Она вздохнула, уткнулась носом ему в шею.

– Устала я, Никитушка… Знаешь, мне плевать – пусть будет десять лет строгача и одиннадцатый в подарок. Устала просто – словно в поле пахала весь день… Отупение, ничего не хочется. Перспектив не вижу. Надо же, герои выискались – попугай Кеша захватывает Вселенную… Может, отдохнем немного?

– Во-первых, нужно постараться, чтобы нас не замели, – нахмурился Никита. – В городе орудуют московские следователи – люди опытные и знающие. К местным ментам подтягивается «кавалерия» из других районов. Скоро будут зачищать город – уж придумают благовидный предлог: устроят несколько трупов, повесят на нас и в связи с необходимостью поимки особо опасных убийц введут чрезвычайное положение в отдельно взятом населенном пункте и «временно ограничат» гражданские права населения. Сама понимаешь, не маленькая. Во-вторых, мы не закончили, а это, если помнишь, была твоя инициатива. В-третьих, из города мы можем вырваться, но, будучи в федеральном розыске, долго не протянем. Можно, конечно, извратиться… – он улыбнулся. – Как насчет недорогого экологического тура в Чернобыль?

– Мы пожертвуем собой за идею, – вздохнула Ксюша, – поскольку рано или поздно нас поймают. Я не возражаю, Никита, сама напрашивалась, но… – она посмотрела на него с какой-то неземной печалью, и у Никиты болезненно сжалось сердце.

– Давай позднее поговорим, хорошо?

– Точно, – улыбнулась она. – Я еще посплю, а когда высплюсь, вернется боевое настроение и решимость. Потом и поем, хорошо? А ты кушай пока сам, ты же голодный…

Девушка погладила его по голове и через минуту опять спала. Никита уже выспался, на душе скребли кошки – но они всегда скребли, он умел с ними ладить.
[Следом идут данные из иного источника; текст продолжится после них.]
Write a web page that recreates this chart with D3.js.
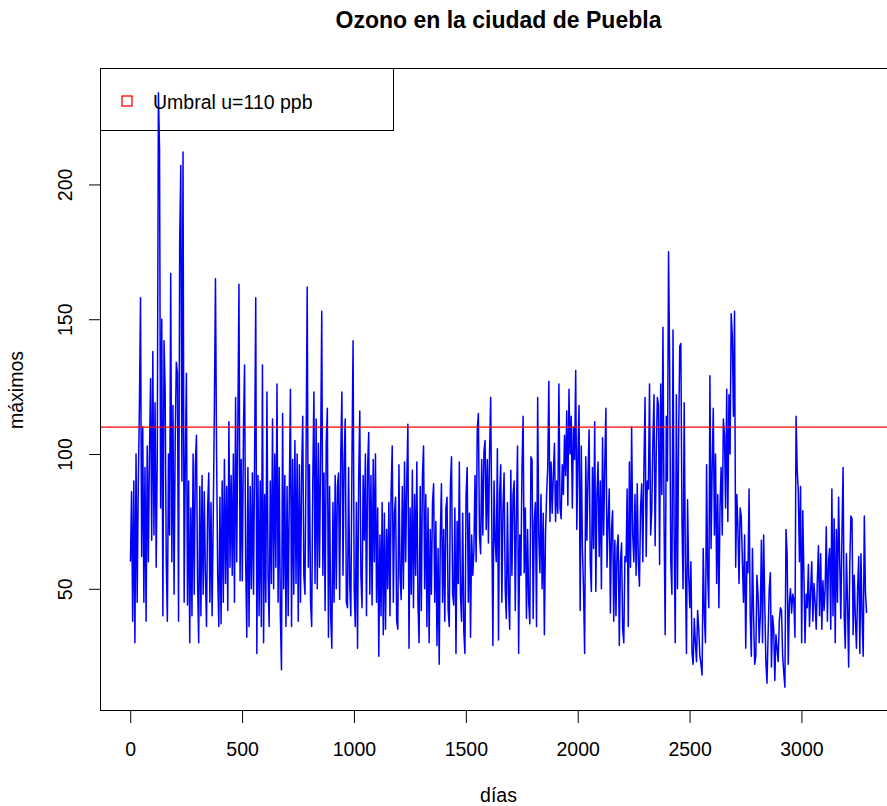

Вооружившись куриной ногой, он подошел к окну и высунул нос из-за марлевой занавески: на пыльной улочке, заросшей стареющими тополями, было тихо и спокойно, обветшалые бараки, белье, развешенное между покосившихся столбиков. Солнце заходило и уже не жарило, как сумасшедшее. На лавочке напротив расположились пожилые женщины и жарко спорили. Морщинистая тетка в платочке, размахивая сотовым телефоном (явно ведьма), что-то яростно доказывала сотоваркам. Тема у старушек в этот месяц была одна – «свободные радикалы». В стороне сидела большая вислоухая собака, которой Никита, проходя мимо, презентовал куриное бедрышко (еще и пообщался с ней по душам), и меланхолично смотрела на его окно. У булочной в доме по диагонали разгружался хлебный фургон. Снулые личности в серых робах заталкивали пустые поддоны в кузовные ячейки, затем уселись в кабину, машина уехала.